Understanding what makes the market move is key knowledge for traders and investors to maximize profit in their deals. These major market forces should be tracked by traders and investors to be able to predict trends and anticipate movements so that they may be able to analyze and decide on their next move. There are four major market forces.


Governments are one of the most powerful movers of the market. They hold control over competitive markets as they are the ones that regulate fiscal and monetary policies. Conducting their monetary policies, they make their interest rates decisions by either raising or cutting rates. The ability to determine this has a significant impact on growth as it is a deciding factor on whether economy will accelerate or slow. Implementing a fiscal policy, a government regulates its spending to stabilize its economy by controlling prices and unemployment. In the US, the Federal Reserve is the governing body.
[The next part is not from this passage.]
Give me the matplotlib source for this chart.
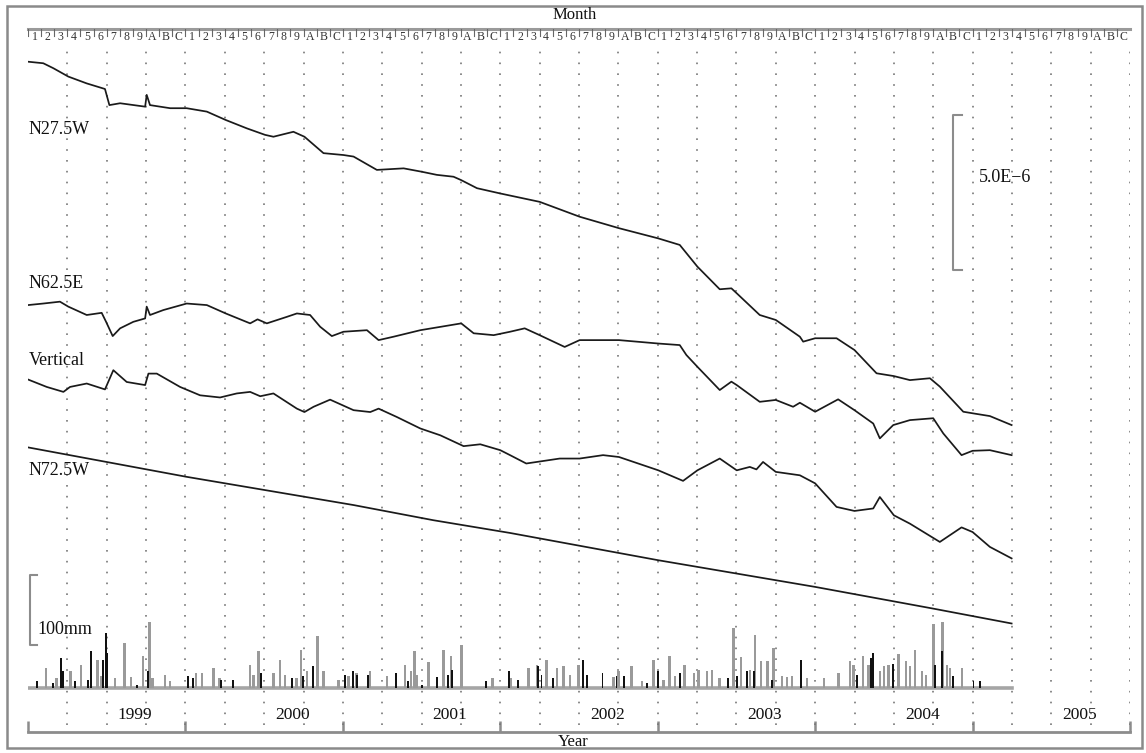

International transactions

The strength of an economy and its currency is highly dependent on the flow of funds between countries. In case more money is going outside of a country, its economy and currency will be weak. And if more money is flowing in, then it is a robust economy and a strong currency. This is why countries that are more export-oriented have healthier economies. It means that more money is coming in.

Supply and demand

Prices rise and fall because of supply and demand. Simply put, a product that is in demand with less supply has a higher price, while a product in excess with little or no demand is cheaper. The goal of most economies is to regulate the supply and demand so that the two are balanced. A product that has ample supply will have fluctuating price based on demand.

Speculations and expectations

Speculations and expectations of traders and investors are one more major market mover. They are necessary components of the financial system as they influence the direction of a market trend. The mood of market participants is measured by sentiment indicators. They provide an insight into how markets respond to current events. As a result, it is possible to predict the market direction.